[Review] The Damned: Music For Pleasure (1977)

The Damned get a second guitarist and the whole band writes material on their surprisingly solid second album.

Kronomyth 2.0: The last ride of the James gang.

The Sex Pistols never released a second album. The Damned did, roughly six months after the first, adding a second guitarist (Lu Edmonds) to create a thicker wall of sound. Critics panned the effort as second rate. It’s true that the material on Music For Pleasure isn’t as startling or fresh as their first, but the same could be said about the sophomore efforts from Elvis Costello (This Year’s Model) and The Clash (Give ‘Em Enough Rope)—two albums that garnered rave reviews. I guess there’s no accounting for taste, or maybe critics never did have the taste for punk.

I would tell you that Music For Pleasure is a roadrunner of a record. It’s a different record than their debut by design and, I suppose, by necessity. The band’s first record was like The Stooges on steroids and the material had been honed and vetted by live performances. The music on Music For Pleasure was written in short order, the riffs are powerful but predictable, and the addition of Edmonds gives the music an added dimension that covers up some of the creative holes. Pink Floyd’s Nick Mason proves a poor choice for producer, inexplicably burying the singular drumming of Rat Scabies, who at the time may have been punk’s greatest drummer.

What The Damned’s second album has is attitude and energy, which turn out to be more essential to punk rock than catchy riffs. The stop-and-start motion of “Problem Child” initially seems a critical misstep, but on every subsequent listen its devil-may-care attitude grows on you and you realize that not even rush-releasing a second record is going to hold down The Damned. Brian James seems more interested in expanding the band’s horizons, from the interesting dual-guitar attack to featuring a saxophone on the album’s final track, “You Know.” The second record also features more songwriting contributions from the band, including an attack on Television (the band), “Idiot Box,” written by Captain Sensible and Scabies. Although Music For Pleasure doesn’t lend itself to highlights, there isn’t a bad song on here. It does feel rushed, both in conception and execution, but the extra guitar layers compensate for some of that and, of course, this is punk music; it’s supposed to be played loud and fast and cheeky.

Original LP Version

A1. Problem Child (Rat Scabies/Brian James) (2:12)
A2. Don’t Cry Wolf (Brian James) (3:13)
A3. One Way Love (Brian James) (4:23)
A4. Politics (Brian James) (2:25)
A5. Stretcher Case (Rat Scabies/Brian James) (2:32)
A6. Idiot Box (Captain Sensible/Rat Scabies) (5:39)
B1. You Take My Money (Brian James) (1:59)
B2. Alone (Brian James) (4:15)
B3. Your Eyes (Dave Vanian/Brian James) (3:30)
B4. Creep (You Can’t Fool Me) (Brian James) (2:12)
B5. You Know (Brian James) (5:02)

CD reissue bonus tracks
12. Help
13. Sick of Being Sick
14. Singalong A Scabies

The Players

Lu Edmonds (guitar), Brian James (guitar & vocals), Rat Scabies (drums), Captain Sensible (bass guitar & vocals), Dave Vanian (vocals) with Lol Coxhill (saxes on B5). Produced by Nick Mason; engineered by Nick Griffiths and Brian Humphries.

The Pictures

Cover by Barney Bubbles.

The Plastic

Released on elpee on November 18, 1977 in the UK (Stiff, SEEZ 5), France (Stiff, 940563), Germany (Stiff, 6.23 320) and Japan (Stiff, VIP-6652). Colored vinyl elpee versions (blue-green, pink) released in Germany.

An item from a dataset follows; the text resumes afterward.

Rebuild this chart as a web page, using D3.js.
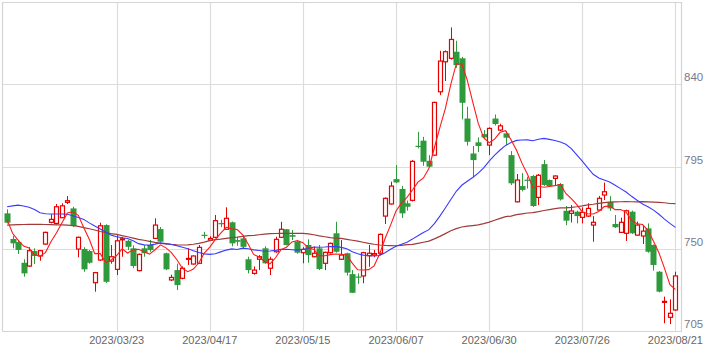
<!DOCTYPE html>
<html><head><meta charset="utf-8">
<script src="https://cdn.jsdelivr.net/npm/d3@7"></script>
<style>body{margin:0;background:#fff}svg{display:block}</style>
</head><body>
<svg id="c" width="723" height="353"></svg>
<script>
// ---- data ----
const opens = [769.5,755.5,753.8,742.5,740.7,748.9,746.2,752.7,764.6,764.0,767.1,775.5,772.2,750.0,750.0,748.9,731.6,744.0,763.1,743.4,
738.9,755.0,754.5,750.4,738.2,750.4,752.2,755.8,760.9,747.7,733.1,738.5,734.0,744.4,741.8,742.2,757.8,754.9,756.4,764.2,
760.8,764.6,754.9,755.8,744.4,736.7,744.4,750.4,739.5,748.5,756.4,760.8,757.6,754.0,748.0,752.2,745.8,750.4,742.2,748.0,
758.6,744.4,747.7,736.3,735.0,735.3,746.3,746.7,747.7,768.0,774.6,788.2,782.8,775.0,776.6,806.4,809.2,798.2,801.3,835.9,
852.3,854.2,857.8,854.2,821.3,802.2,808.3,812.8,806.8,821.3,815.0,813.2,801.3,775.8,784.4,787.9,789.9,778.2,796.4,787.7,
788.6,785.5,770.9,769.5,770.4,767.3,768.0,763.1,771.3,779.5,775.8,763.7,759.1,758.6,770.4,757.6,757.1,761.3,752.2,737.6,
721.0,712.7,716.7];
const highs = [771.7,757.3,755.0,744.4,751.0,750.4,749.5,759.5,769.0,774.6,775.0,778.9,773.1,756.8,751.0,749.5,737.5,764.4,763.5,752.2,
757.6,756.7,755.0,752.0,747.5,752.2,755.0,766.8,762.0,748.0,736.0,742.0,740.5,750.4,746.5,752.2,759.4,757.0,768.6,766.0,
772.8,765.0,756.5,757.6,745.8,740.5,746.7,751.5,745.8,756.7,764.9,761.0,760.4,754.5,751.0,755.3,751.3,752.2,748.5,753.5,
764.9,754.9,748.0,738.5,736.7,748.5,752.2,749.5,758.5,778.2,786.8,795.9,784.5,776.5,798.6,814.0,811.3,801.3,830.5,858.3,
858.5,871.1,863.8,855.0,827.7,806.3,811.0,815.0,816.5,823.5,818.5,814.5,803.5,791.0,791.5,789.5,790.5,791.0,798.6,788.0,
790.3,786.0,773.5,774.0,771.0,772.8,775.0,768.0,779.0,786.3,778.9,768.6,767.1,771.5,771.0,765.0,763.0,764.0,752.5,738.0,
724.0,722.5,737.6];
const lows = [764.0,750.4,747.3,734.9,740.2,741.8,743.6,752.3,764.0,763.5,767.0,774.6,762.0,745.5,737.6,742.0,726.7,743.5,731.5,742.0,
735.8,745.8,749.4,739.5,737.8,745.8,748.5,755.5,753.5,738.5,732.5,727.6,733.5,741.3,741.5,742.0,755.8,754.5,756.0,762.0,
760.5,751.5,751.8,750.4,736.7,736.0,738.5,742.0,735.8,748.0,756.0,752.0,754.9,747.5,742.2,742.5,745.5,738.5,738.5,747.5,
748.0,744.0,735.5,726.0,731.0,731.3,740.3,745.5,746.6,763.7,774.3,786.0,767.0,771.0,776.0,805.0,795.5,794.5,801.0,834.1,
841.8,853.5,849.0,820.8,806.5,789.2,803.0,810.0,801.3,817.5,814.5,806.8,785.0,775.5,781.5,783.0,773.0,774.0,784.5,784.0,
784.4,776.5,763.0,764.5,764.0,764.0,767.5,754.0,770.8,776.8,770.9,761.5,758.8,754.4,758.2,757.3,752.7,748.0,738.2,726.3,
709.4,709.0,716.2];
const closes = [764.4,753.1,749.5,736.7,749.1,746.2,749.1,759.1,766.2,773.1,773.6,776.4,762.6,756.4,738.9,742.5,737.1,762.7,732.1,745.8,
754.5,755.6,751.2,740.7,747.1,747.7,749.5,763.1,754.0,738.9,734.5,730.3,739.5,744.9,746.2,750.9,757.4,755.8,765.5,763.8,
766.8,753.1,754.0,751.2,738.5,738.5,745.8,742.2,744.4,755.3,760.8,752.2,756.7,748.0,749.8,746.7,747.7,739.1,748.2,753.1,
748.5,746.7,737.1,726.1,734.8,748.0,747.7,747.5,758.0,777.7,784.4,786.4,769.5,773.1,797.9,806.0,797.7,795.0,830.1,852.7,
857.8,864.5,850.5,829.9,808.6,798.6,806.3,811.0,815.9,818.3,817.3,810.8,785.9,787.7,782.3,787.5,773.5,790.3,785.0,784.4,
789.9,777.1,765.5,770.8,768.0,770.0,772.2,764.6,777.7,781.3,772.2,761.9,764.6,770.9,758.6,763.1,759.8,748.5,741.3,726.7,
721.4,714.9,735.3];
// moving-average values before enough candles exist
const ma5Lead = [766.0,758.6,754.9,751.6];
const ma25Lead = [773.1,773.6,774.0,773.5,772.8,771.6,769.8,769.3,769.1,769.1,769.1,769.0,768.2,767.2,766.2,764.3,762.6,761.0,759.3,757.6,
756.7,756.2,755.8,754.5];
const ma75Lead = [763.1,763.2,763.3,763.4,763.5,763.5,763.5,763.4,763.3,763.2,763.2,763.1,762.8,762.4,761.7,761.1,760.4,759.6,758.9,758.4,
758.0,757.3,756.7,756.0,755.3,754.8,754.2,753.6,753.1,752.8,752.5,752.3,752.2,752.3,752.6,753.1,753.8,754.6,755.1,755.4,
755.8,756.2,756.5,756.9,757.3,757.4,757.8,758.1,758.4,758.5,758.6,758.6,758.6,758.6,758.6,758.3,757.8,757.2,756.7,756.2,
755.9,755.8,755.3,754.8,754.3,753.7,753.1,752.6,752.2,752.0,751.9,751.8,752.0,752.4];
const tickIdx = [20,37,54,71,88,105,122];
const tickLabels = ["2023/03/23","2023/04/17","2023/05/15","2023/06/07","2023/06/30","2023/07/26","2023/08/21"];
const yTicks = [705,750,795,840];

// ---- drawing ----
const svg = d3.select("#c");
const x = d3.scaleLinear().domain([0,122]).range([7.1,675.4]);
const y = d3.scaleLinear().domain([705,840]).range([331.4,84.3]);
const L=2.5, R=681.5, T=2.5, B=331.5;

function ma(n, lead){
  return closes.map((c,i)=> i < n-1 ? lead[i] : d3.mean(closes.slice(i-n+1,i+1)));
}
const ma5 = ma(5, ma5Lead), ma25 = ma(25, ma25Lead), ma75 = ma(75, ma75Lead);

const grid = svg.append("g").attr("stroke","#dcdcdc").attr("stroke-width",1.2);
yTicks.filter(v=>v>705).forEach(v=>{
  grid.append("line").attr("x1",L).attr("x2",R).attr("y1",Math.round(y(v))+0.5).attr("y2",Math.round(y(v))+0.5);
});
tickIdx.forEach(i=>{
  grid.append("line").attr("x1",Math.round(x(i))+0.5).attr("x2",Math.round(x(i))+0.5).attr("y1",T).attr("y2",B);
});
// frame
svg.append("path").attr("d",`M${L},${B}V${T}H${R}V${B}H${L}`).attr("fill","none").attr("stroke","#d4d4d4").attr("stroke-width",1.2);

const bw = 5;
const cg = svg.append("g");
closes.forEach((c,i)=>{
  const o=opens[i], up = c>=o;
  const cx = Math.round(x(i))+0.5;
  const col = up ? "#e60000" : "#2f9a3c";
  const top = y(Math.max(o,c)), bot = y(Math.min(o,c));
  cg.append("line").attr("x1",cx).attr("x2",cx).attr("y1",y(highs[i])).attr("y2",y(lows[i]))
    .attr("stroke",col).attr("stroke-width",1);
  if(up){
    cg.append("rect").attr("x",cx-2.5+0.5).attr("y",top).attr("width",bw-1).attr("height",Math.max(1,bot-top))
      .attr("fill","#fff").attr("stroke",col).attr("stroke-width",1.2);
  } else {
    cg.append("rect").attr("x",cx-3).attr("y",top).attr("width",bw+1).attr("height",Math.max(1.2,bot-top))
      .attr("fill",col);
  }
});

const line = arr => d3.line().x((d,i)=>x(i)).y(d=>y(d))(arr);
svg.append("path").attr("d",line(ma75)).attr("fill","none").attr("stroke","#a23a3a").attr("stroke-width",1.2);
svg.append("path").attr("d",line(ma25)).attr("fill","none").attr("stroke","#3a3aff").attr("stroke-width",1.1);
svg.append("path").attr("d",line(ma5)).attr("fill","none").attr("stroke","#ff1a1a").attr("stroke-width",1.1);

const tf = "'Liberation Sans', Arial, sans-serif";
yTicks.forEach(v=>{
  svg.append("text").attr("x",684).attr("y",y(v)-3).attr("font-family",tf).attr("font-size",11.5)
    .attr("fill","#7a7a8a").text(v);
});
tickIdx.forEach((i,k)=>{
  svg.append("text").attr("x",x(i)).attr("y",344).attr("text-anchor","middle").attr("font-family",tf)
    .attr("font-size",11).attr("fill","#666").text(tickLabels[k]);
});
</script>
</body></html>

  1. Re-released on colored (yellow) and black vinyl elpee, cassette and expanded compact disc in April 1988 in the UK (Demon, FIEND/FIEND C 108) with 3 bonus tracks.
  2. Re-issued on elpee and clear vinyl elpee in 2002 in the UK and Italy (Earmark, 640010).
  3. Re-issued on compact disc in 2007 in Japan (Imperial, TECI-24406).
  4. Re-released on remastered compact disc in 2015 in the UK (Sanctuary, BMGRM051LP).
  5. Re-issued on 140g purple vinyl and 180g vinyl elpee in 2017 in the US (Drastic Plastic, DPRLP77). Also released on compact disc in 2017 in the US (Silver Saucer, SSCD06).

The Last Word

“It was an experiment, I didn’t want to repeat the same album.” – Brian James, explaining MfP in an interview with Uber Rock.